The term diastema simply describes the area of extra space or gap between two or more teeth. It is usually harmless and, sometimes, is barely noticeable. They are mostly seen as a gap between the two front teeth of the upper jaw area.
Diastemas mainly occur in children as a result of primary teeth falling out, and in most cases, these spaces close when the permanent teeth erupt. The gap can be caused by several other factors as well, such as tooth size differences, presence of an oversized labial frenum (a fold of tissue between the inside of the upper lip and gum above the upper front teeth), missing teeth, or oral alignment issues like an overjet or protrusion of the teeth.
5 common causes of diastema
The 5 common causes of diastema are described below:
- Size, shape, and position of the teeth: Diastema often is a part of the normal development of children’s teeth. It is seen in children between six and eight years of age and closes by the time their upper canine teeth form. However, the unusual size of the teeth, shape, or position in relation to the child’s jawbone may lead to gaps between the teeth.
- Gum disease: Infections can cause periodontitis (gum disease). Inflammation can lead to damage of the tissues and bone that support teeth, causing teeth to loosen up and gaps to form.
- Obstruction of the mouth: The presence of extra (supernumerary) teeth or persistent baby teeth that don’t fall out can cause gaps to form between them. Other conditions such as a large frenum or cyst can predispose to diastema.
- Bad Habits: Regular biting of the lower lip puts pressure on the front teeth and causes them to push outward. Also, thumb sucking and tongue thrusting can put pressure on the front teeth and push them forward. In adults, diastema can develop due to impropriety with a tongue piercing or stud between the upper front teeth.
- Tongue placement: The main cause of diastema in the lower front teeth is the placement of the tongue in the lower jaw, pressing the lower teeth too far forward in the mouth. Additionally, incorrect swallowing reflexes can cause diastema, which occurs when the tongue presses against the backs of the upper front teeth when swallowing.
How is diastema corrected?
The treatment plan for diastema depends on the age and nature of the gap. For most children, dentists consider treatment unnecessary because the gap normally closes on its own as the children grow. However, diastema closure procedures are performed for cosmetic reasons and if there is a persistent large gap.

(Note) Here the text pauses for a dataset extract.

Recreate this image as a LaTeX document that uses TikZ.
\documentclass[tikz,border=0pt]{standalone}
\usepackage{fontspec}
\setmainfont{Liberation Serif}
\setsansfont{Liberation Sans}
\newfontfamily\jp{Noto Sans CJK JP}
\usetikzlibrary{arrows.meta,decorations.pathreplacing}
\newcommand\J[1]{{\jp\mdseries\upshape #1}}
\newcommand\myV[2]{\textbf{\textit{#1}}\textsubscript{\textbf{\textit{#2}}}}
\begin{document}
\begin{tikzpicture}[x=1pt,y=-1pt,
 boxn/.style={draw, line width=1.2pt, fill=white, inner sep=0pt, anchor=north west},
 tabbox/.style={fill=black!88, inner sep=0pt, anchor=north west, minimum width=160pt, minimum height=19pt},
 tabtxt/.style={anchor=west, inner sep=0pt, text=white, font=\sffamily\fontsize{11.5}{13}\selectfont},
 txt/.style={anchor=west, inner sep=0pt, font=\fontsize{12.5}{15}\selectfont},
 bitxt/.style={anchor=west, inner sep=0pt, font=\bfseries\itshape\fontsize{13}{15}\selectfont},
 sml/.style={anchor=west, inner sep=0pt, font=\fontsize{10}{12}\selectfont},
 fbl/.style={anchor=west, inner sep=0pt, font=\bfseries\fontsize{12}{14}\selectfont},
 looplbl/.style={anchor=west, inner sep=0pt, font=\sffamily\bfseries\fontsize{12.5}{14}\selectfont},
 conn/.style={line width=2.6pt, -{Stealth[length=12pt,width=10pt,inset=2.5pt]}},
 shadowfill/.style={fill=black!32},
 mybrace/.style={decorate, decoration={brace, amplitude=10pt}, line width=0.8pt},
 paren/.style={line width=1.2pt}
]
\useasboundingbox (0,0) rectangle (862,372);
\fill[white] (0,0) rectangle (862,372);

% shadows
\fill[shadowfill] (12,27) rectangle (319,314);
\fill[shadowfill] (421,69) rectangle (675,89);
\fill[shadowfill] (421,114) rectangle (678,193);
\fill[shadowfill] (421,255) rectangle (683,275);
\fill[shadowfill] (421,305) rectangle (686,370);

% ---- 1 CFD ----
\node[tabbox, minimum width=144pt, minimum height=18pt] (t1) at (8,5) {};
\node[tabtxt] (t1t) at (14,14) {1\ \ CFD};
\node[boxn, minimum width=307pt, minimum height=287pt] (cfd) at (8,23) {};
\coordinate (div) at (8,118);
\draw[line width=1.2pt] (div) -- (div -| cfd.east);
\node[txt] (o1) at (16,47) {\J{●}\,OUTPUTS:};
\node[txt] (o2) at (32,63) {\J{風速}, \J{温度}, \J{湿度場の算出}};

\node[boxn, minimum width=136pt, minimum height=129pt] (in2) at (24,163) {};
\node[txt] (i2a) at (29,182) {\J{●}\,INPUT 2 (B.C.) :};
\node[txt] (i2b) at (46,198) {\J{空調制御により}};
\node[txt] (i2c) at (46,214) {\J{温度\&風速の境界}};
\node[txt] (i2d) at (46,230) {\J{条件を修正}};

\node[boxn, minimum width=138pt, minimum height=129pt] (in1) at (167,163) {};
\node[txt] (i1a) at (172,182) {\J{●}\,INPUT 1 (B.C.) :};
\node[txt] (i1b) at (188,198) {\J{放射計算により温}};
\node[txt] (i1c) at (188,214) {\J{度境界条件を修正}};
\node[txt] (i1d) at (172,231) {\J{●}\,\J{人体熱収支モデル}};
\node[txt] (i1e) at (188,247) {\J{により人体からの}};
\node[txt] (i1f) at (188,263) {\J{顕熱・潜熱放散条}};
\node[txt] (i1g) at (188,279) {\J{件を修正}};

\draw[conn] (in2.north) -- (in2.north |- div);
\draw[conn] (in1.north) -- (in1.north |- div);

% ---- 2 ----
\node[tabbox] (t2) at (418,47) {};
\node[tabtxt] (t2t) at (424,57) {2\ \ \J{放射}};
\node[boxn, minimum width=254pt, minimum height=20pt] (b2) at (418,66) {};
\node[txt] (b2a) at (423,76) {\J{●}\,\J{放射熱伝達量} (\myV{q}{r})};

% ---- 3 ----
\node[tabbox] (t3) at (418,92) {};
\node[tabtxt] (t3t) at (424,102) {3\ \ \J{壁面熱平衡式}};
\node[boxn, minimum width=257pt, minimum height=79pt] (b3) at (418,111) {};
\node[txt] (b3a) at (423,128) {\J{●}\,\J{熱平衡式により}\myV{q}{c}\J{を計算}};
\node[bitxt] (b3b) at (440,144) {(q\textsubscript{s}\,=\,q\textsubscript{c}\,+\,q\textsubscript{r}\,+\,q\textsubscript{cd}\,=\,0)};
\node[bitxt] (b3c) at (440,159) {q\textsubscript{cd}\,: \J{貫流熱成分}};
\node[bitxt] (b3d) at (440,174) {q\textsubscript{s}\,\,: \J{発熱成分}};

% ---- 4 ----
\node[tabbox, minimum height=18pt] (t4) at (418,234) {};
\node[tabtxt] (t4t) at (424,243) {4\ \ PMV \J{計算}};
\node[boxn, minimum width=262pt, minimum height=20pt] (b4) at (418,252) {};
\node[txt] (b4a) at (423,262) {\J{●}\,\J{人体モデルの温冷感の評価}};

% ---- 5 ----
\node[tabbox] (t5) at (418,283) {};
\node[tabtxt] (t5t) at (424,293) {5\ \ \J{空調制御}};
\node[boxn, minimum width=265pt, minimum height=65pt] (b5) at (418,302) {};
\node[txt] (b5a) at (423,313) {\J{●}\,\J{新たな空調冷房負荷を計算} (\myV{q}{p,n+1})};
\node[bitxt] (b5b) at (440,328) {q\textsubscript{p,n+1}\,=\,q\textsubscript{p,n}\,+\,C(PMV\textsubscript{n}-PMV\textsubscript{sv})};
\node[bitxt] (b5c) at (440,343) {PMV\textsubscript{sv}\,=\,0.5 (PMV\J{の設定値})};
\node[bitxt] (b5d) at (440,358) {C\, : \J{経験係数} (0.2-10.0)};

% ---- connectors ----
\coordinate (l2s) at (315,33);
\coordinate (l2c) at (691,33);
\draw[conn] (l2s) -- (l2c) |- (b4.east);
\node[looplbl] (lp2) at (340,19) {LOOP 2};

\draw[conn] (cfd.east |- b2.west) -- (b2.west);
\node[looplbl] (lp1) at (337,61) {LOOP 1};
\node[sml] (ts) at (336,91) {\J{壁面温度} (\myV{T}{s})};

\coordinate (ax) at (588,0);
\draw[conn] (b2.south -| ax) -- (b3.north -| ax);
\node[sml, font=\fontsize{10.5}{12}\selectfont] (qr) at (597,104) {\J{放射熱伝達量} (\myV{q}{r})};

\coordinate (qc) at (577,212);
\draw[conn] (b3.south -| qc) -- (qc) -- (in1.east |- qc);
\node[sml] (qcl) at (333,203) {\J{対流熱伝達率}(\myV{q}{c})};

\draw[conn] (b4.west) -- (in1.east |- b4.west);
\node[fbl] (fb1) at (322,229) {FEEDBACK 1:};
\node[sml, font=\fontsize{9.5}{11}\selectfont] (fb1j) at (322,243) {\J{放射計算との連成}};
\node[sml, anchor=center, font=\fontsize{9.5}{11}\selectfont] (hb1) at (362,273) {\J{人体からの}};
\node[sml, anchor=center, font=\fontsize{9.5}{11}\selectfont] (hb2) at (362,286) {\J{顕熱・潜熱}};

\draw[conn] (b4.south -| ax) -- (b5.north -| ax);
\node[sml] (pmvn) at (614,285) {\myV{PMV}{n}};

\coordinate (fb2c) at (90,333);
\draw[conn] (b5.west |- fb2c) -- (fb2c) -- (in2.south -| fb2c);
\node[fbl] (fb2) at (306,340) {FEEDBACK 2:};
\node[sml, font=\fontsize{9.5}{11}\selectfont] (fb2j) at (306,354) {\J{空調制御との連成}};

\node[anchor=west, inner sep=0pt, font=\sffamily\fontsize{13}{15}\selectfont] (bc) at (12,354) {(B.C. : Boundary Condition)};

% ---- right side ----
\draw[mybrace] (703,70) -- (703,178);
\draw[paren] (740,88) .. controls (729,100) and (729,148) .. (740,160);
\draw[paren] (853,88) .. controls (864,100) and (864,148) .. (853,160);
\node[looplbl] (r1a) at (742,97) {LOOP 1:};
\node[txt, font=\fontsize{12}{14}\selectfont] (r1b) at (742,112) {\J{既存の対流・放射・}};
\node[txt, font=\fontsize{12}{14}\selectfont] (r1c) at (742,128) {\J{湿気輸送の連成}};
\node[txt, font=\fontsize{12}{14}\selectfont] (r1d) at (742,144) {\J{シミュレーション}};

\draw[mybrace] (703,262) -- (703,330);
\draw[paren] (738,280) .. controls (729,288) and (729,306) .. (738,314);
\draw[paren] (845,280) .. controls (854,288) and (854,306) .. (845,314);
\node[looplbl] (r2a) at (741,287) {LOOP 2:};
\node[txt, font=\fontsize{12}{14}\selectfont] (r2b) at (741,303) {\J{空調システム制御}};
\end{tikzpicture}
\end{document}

Dentists may utilize the following treatment options for diastema:
- Braces: Attaching braces to the gapped teeth is a common treatment of diastema. The braces put pressure on the teeth over time and gradually close the gap between them and move them into the right position. They are removed once the tooth is aligned right.
- Prostheses: Prostheses are used when diastema is caused by missing teeth. Here, a fixed or removable implant or crown is used to help close the gap and is done after orthodontic treatment.
- Composite resin: It is a long-lasting, minimally invasive procedure that is used to fill the gap between the teeth.